=== Extracted records ===
———

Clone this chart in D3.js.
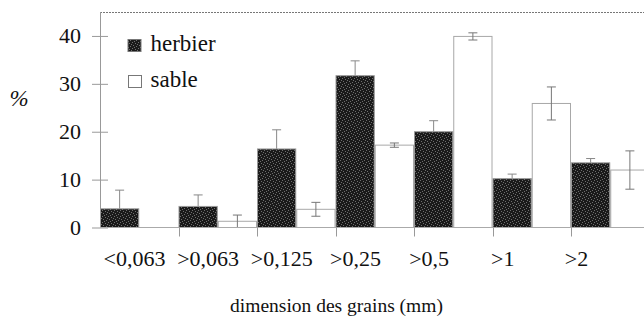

———

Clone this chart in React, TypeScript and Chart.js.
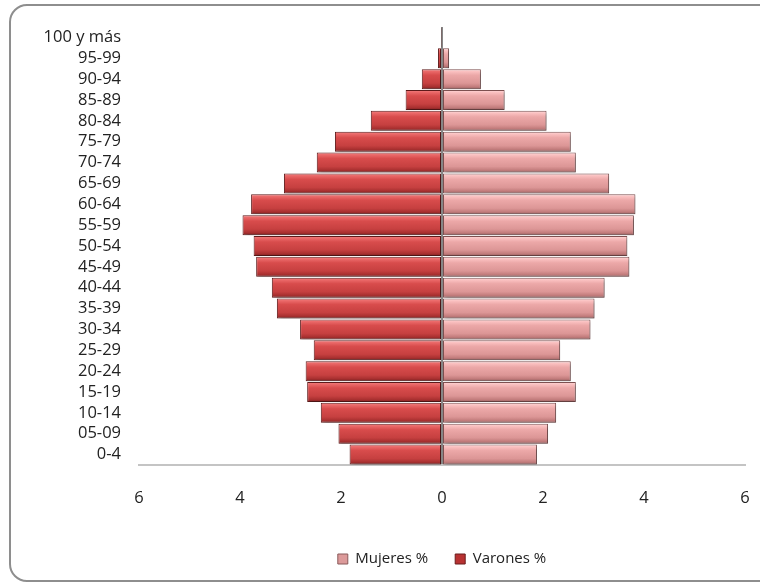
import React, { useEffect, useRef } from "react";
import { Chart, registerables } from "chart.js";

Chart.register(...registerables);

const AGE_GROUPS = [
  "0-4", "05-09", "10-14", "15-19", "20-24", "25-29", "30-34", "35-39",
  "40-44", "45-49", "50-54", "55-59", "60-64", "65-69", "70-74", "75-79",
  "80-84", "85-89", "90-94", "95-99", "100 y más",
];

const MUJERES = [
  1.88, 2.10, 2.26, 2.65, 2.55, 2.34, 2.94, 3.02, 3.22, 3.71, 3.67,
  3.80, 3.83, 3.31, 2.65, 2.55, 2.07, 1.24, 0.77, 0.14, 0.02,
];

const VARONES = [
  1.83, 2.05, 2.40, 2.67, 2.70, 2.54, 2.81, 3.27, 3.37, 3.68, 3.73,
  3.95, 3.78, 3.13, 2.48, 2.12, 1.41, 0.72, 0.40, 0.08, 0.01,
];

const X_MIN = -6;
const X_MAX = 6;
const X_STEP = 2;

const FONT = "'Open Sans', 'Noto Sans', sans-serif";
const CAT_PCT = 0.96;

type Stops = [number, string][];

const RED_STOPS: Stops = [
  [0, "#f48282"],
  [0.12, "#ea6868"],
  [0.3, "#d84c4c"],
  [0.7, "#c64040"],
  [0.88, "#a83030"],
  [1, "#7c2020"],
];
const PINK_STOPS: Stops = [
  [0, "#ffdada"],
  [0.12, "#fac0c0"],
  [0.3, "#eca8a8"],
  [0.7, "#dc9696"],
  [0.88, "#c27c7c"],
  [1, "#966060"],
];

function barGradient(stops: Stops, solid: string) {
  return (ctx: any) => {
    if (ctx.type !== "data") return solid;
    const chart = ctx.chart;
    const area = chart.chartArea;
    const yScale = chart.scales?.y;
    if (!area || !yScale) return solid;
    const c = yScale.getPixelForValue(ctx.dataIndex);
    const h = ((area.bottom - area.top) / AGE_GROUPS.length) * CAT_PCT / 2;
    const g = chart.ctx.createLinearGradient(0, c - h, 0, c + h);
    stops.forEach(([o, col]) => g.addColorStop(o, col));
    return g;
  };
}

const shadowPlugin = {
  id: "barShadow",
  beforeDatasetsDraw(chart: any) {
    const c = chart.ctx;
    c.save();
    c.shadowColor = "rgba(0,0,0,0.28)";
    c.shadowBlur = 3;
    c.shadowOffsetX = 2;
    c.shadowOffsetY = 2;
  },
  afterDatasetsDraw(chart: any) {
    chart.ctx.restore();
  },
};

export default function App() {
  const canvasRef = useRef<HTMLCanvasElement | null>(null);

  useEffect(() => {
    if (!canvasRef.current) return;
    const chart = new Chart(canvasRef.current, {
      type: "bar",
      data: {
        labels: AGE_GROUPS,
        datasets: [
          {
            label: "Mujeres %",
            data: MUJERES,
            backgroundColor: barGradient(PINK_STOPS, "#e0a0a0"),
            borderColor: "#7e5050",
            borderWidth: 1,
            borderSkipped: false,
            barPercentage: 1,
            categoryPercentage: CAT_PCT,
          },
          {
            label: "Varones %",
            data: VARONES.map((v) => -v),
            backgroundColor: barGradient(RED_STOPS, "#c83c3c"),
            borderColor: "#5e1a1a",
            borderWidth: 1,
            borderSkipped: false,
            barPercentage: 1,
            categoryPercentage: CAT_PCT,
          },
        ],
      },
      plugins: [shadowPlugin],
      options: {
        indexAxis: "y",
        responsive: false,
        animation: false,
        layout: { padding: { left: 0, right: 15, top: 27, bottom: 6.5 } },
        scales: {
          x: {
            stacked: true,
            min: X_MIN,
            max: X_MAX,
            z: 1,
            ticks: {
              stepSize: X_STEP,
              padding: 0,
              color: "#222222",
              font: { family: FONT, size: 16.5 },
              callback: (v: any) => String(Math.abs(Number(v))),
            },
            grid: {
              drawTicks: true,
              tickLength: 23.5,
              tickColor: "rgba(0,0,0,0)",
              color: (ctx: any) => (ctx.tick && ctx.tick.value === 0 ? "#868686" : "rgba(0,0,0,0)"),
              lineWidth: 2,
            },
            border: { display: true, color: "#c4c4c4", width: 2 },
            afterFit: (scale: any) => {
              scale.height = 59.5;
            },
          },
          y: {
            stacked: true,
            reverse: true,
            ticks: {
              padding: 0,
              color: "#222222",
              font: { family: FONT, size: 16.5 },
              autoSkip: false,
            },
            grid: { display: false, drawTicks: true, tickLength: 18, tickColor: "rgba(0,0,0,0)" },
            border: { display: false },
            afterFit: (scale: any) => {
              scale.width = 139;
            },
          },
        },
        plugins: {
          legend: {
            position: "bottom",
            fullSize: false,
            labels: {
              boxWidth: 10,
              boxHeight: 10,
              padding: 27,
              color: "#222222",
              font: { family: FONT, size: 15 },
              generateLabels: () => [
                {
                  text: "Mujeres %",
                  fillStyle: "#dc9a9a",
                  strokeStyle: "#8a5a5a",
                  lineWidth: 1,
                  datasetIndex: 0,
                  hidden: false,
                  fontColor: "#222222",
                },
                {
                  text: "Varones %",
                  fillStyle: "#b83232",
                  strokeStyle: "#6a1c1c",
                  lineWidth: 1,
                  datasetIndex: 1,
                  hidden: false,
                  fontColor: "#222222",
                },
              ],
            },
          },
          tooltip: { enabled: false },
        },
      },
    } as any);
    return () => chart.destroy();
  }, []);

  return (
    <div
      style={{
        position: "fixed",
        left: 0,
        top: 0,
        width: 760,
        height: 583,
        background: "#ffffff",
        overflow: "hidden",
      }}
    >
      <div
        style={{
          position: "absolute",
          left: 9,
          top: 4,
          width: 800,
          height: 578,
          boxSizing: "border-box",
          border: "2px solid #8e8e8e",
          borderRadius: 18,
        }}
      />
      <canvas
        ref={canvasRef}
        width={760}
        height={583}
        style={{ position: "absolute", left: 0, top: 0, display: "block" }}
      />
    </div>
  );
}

———

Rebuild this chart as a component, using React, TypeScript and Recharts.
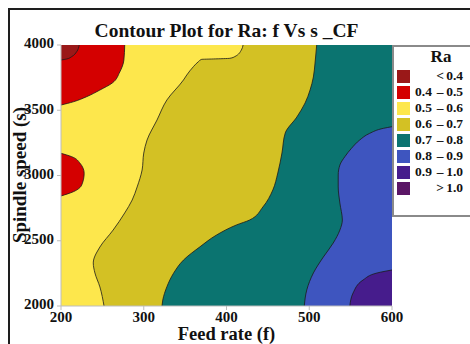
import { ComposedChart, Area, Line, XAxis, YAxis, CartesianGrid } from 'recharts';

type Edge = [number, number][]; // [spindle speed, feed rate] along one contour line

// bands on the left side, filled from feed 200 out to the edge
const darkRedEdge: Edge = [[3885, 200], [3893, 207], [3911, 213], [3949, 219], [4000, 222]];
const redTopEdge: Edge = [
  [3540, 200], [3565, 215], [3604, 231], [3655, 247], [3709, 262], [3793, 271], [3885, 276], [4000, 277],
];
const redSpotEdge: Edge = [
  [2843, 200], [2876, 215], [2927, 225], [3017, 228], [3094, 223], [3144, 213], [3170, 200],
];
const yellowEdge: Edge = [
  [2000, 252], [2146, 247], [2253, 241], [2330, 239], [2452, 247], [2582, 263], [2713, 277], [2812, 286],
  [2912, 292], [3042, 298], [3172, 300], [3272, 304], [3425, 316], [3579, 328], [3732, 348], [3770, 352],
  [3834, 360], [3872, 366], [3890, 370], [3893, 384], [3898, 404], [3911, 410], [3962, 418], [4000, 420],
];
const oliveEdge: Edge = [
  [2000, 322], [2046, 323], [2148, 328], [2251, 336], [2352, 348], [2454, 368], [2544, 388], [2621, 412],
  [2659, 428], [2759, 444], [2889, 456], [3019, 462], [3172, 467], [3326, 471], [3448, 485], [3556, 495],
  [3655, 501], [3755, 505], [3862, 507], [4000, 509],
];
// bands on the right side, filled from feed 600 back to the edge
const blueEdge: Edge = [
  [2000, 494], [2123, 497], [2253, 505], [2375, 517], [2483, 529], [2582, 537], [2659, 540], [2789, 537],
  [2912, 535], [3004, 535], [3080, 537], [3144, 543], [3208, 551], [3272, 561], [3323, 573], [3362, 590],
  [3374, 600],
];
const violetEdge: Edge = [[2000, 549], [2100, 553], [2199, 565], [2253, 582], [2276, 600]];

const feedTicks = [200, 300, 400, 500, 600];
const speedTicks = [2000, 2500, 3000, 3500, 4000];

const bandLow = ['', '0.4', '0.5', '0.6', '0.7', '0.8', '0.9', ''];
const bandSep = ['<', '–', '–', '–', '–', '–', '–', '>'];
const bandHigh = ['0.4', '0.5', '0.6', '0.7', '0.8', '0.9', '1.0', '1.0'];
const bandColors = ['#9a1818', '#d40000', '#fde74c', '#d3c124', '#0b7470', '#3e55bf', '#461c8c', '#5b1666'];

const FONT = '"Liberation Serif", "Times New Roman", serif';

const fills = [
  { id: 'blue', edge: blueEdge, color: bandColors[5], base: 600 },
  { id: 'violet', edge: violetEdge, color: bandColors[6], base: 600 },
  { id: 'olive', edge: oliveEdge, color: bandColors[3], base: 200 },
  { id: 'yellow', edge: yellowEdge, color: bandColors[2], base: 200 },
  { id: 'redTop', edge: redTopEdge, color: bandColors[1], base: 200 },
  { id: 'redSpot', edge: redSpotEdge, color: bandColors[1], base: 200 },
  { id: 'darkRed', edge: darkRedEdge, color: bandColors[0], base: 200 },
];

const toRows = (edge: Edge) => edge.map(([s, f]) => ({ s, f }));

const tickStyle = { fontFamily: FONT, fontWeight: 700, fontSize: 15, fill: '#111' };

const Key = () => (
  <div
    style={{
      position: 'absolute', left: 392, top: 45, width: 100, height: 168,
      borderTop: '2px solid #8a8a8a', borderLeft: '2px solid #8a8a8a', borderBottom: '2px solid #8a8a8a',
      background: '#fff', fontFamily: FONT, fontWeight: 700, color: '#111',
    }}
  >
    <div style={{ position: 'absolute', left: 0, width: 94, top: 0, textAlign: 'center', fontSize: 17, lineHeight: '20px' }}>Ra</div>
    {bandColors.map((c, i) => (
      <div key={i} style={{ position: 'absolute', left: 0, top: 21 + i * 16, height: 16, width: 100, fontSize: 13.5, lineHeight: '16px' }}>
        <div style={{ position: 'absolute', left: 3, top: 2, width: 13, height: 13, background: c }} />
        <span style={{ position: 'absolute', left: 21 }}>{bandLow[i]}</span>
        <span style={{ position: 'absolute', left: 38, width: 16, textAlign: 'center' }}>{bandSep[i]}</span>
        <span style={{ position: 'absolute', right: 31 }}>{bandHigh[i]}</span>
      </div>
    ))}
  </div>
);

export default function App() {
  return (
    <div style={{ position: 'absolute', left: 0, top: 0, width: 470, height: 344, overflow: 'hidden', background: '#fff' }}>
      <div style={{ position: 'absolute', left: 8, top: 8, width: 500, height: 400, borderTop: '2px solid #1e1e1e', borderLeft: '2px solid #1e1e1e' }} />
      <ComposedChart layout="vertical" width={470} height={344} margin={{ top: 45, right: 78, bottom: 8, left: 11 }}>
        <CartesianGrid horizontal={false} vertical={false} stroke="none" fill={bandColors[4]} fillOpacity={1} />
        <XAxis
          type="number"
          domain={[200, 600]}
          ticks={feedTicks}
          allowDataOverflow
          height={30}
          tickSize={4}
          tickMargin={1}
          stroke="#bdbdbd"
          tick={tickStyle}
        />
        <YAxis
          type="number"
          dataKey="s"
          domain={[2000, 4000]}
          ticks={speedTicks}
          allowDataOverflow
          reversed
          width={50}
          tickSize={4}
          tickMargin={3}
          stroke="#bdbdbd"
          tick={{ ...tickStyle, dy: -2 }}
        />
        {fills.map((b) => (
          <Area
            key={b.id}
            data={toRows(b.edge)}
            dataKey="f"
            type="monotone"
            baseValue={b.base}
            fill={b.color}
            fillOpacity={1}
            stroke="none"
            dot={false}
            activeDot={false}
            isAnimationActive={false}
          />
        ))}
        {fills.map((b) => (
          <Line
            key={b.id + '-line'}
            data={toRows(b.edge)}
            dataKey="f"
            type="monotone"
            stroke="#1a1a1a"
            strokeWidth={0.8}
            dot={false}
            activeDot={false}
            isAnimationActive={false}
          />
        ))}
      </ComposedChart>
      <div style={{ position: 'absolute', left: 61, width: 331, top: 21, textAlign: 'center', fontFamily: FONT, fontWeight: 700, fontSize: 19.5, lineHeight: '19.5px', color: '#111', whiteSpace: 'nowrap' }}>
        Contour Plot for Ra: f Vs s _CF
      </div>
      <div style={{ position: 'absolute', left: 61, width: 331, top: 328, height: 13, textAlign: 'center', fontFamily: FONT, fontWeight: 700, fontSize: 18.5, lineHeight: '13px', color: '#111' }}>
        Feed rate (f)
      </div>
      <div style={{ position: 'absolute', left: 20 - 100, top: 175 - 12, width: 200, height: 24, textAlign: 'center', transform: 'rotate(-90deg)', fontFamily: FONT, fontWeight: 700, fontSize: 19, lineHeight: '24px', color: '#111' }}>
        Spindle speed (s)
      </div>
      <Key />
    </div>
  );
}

———

=== Aim ===
Copy exactly the material above from the line with "Clone this chart in React, TypeScript" to the line with "Chart.register(...registerables);", ends included, and nothing else. Leave out any picture.

=== Solution for this exercise ===
Clone this chart in React, TypeScript and Chart.js.
import React, { useEffect, useRef } from "react";
import { Chart, registerables } from "chart.js";

Chart.register(...registerables);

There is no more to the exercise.